Nearby, he led me to a box van where some of the prisoners had been kept with virtually no food and water for up to 10 days in Libya’s oven-like heat. With no light whatsoever, survivors who had crawled out from beneath the heaps of bodies gunned down in the shed told Kashot that the only way they could tell the time of day inside this vehicle was by the change of temperature. They told also of efforts by some of their fellow detainees to escape, how they were then chased and shot down by Chadian mercenaries as they tried to climb the compound walls into neighbouring backyards and slip away.

At one point, as the revolution began to take hold in Tripoli and rebel fighters closed in, there were as many as 150 people held here in the Kalit Alforgan district of the city.

Clues to the fate of those whose bodies have yet to be recovered may lie in the presence of a bulldozer and brand new refrigerated container that had been delivered to the compound just days before rebels overran the area.

Locals, including Kashot, believe many are still buried beneath the compound grounds and that their Khamis Brigade killers were making an attempt to dig up the damning evidence and transport the remains by container elsewhere when the rebel advance interrupted their gory work and forced the Khamis men to flee.

Not all of Gaddafi’s henchmen made it out of Tripoli, however. On Friday, at the Matiga hospital in the west of the city, I watched as a group of wounded pro-Gaddafi fighters were brought in for medical treatment under rebel escort.

Dressed in camouflage fatigues and speaking English with a distinct Mancunian accent, one of the rebel guards, Hatem Shabil, told how the men had been captured shortly after the fall of Gaddafi’s Bab al-Aziziyah fortress compound.

“After they lost the war in the streets, they worked as snipers climbing up into buildings and killing people, including women and children, on the express highway that runs near Abu Salim district,” explained Shabil.

“But we will get them all, street by street, house by house, room by room, we will hunt them down,” Shabil insisted.

He confirmed, too, that rebels knew of other pro-Gaddafi “sleeper cells” still in existence across Tripoli, and that in neighbourhoods like Abu Salim, one of the poorest in the capital and where as many as 70% of the men were soldiers in the Libyan army, supporters of Gaddafi armed with Kalashnikovs and other weapons are still hiding.

Only a few days ago a massive arms cache was found in this area, and earlier last week during my visit to Abu Salim prison, this lingering support for Gaddafi was brought home when a woman standing in her doorway, audaciously shouted “Long Live Muammar” as our car drove past.

Where exactly Gaddafi is now of course remains a question of intense speculation, with some rebels speaking of him being holed up near a place called Bin Jawad, while others insist he has fled south to Sabha near the border with Chad, where so many of his mercenary soldiers originate from.

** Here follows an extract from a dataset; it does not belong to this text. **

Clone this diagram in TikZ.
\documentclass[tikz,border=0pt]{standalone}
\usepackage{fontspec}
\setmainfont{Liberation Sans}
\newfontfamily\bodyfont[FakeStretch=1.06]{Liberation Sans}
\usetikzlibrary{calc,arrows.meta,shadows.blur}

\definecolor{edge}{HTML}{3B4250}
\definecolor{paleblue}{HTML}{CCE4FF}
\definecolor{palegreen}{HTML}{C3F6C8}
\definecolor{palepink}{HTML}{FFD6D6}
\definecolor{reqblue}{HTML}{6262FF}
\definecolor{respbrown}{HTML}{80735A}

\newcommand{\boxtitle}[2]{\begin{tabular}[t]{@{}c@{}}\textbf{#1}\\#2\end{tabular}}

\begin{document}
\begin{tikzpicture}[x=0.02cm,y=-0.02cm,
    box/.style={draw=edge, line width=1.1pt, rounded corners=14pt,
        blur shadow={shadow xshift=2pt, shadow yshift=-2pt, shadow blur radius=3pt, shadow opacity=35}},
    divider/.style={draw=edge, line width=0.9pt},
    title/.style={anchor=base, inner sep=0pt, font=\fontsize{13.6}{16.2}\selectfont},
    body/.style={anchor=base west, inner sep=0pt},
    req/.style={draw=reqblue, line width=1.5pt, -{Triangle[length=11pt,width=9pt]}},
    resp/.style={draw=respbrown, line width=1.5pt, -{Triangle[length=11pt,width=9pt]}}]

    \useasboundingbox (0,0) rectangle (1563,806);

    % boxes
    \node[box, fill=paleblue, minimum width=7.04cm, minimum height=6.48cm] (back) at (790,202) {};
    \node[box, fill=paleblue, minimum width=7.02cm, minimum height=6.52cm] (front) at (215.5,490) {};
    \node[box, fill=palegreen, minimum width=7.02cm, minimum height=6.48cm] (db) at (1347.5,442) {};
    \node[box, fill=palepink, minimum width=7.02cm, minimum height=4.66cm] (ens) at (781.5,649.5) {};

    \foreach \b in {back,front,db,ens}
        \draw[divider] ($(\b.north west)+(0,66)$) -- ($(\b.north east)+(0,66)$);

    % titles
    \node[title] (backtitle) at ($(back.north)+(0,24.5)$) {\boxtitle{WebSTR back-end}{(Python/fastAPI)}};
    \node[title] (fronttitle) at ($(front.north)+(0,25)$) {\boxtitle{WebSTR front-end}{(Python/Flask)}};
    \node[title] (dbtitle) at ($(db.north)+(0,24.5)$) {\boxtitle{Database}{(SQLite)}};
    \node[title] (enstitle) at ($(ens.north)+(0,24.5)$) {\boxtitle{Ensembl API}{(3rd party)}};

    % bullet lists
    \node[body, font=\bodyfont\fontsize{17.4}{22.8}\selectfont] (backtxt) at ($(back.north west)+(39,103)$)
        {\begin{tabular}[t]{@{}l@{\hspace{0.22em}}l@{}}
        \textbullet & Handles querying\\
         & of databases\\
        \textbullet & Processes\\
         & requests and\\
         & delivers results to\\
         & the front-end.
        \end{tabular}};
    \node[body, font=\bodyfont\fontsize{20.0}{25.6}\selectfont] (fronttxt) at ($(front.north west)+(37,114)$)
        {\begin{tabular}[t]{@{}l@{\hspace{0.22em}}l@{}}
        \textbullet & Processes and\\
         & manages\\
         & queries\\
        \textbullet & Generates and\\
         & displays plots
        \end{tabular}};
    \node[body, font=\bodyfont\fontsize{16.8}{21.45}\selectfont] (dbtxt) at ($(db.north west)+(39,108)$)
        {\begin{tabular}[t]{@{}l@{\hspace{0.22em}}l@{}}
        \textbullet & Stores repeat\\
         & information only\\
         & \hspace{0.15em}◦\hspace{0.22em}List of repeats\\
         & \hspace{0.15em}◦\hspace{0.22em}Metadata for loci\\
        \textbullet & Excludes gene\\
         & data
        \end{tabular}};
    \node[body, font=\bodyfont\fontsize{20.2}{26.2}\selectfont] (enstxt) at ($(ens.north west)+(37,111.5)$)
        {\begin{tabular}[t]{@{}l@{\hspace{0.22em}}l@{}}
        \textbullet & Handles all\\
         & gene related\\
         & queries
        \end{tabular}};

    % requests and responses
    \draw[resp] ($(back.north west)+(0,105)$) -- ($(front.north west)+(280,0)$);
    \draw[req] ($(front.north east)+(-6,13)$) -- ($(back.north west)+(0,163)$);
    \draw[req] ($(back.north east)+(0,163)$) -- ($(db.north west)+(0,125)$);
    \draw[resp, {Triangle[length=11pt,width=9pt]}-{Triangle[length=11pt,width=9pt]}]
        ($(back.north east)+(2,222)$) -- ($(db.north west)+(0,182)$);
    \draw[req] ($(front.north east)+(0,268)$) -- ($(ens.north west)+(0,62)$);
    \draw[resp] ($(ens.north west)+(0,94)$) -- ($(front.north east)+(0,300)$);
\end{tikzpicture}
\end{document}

Here in Tripoli his rule may be over but his legacy continues to intrigue as well as horrify many Libyans. Last week at his Bab al-Aziziyah compound, I stood along with many ordinary people on the balcony from which Gaddafi made so many of his defiant speeches and denunciations.

In the bombed-out rooms off the balcony lay some almost surreal clues to the character of the man who brought so much suffering and terror to his people: a book on witchcraft; bathroom tiles decorated with Disney characters including Snow White and the Seven Dwarfs; ostentatious furniture. And all this within a few miles of places like Abu Salim and other secret police jails where unspeakable things happened. Gaddafi may have gone but many Libyans will not rest easy or believe they are truly free of his grotesque legacy until he is either killed or captured.

Twelve years inside the hell that was Abu Salim prison have left the likes of Hussein Elshafa in no doubt about what they would like to see become of the former dictator.

“Who cares about the million dollar reward?” he tells me. “I’d happily settle for Gaddafi’s head.”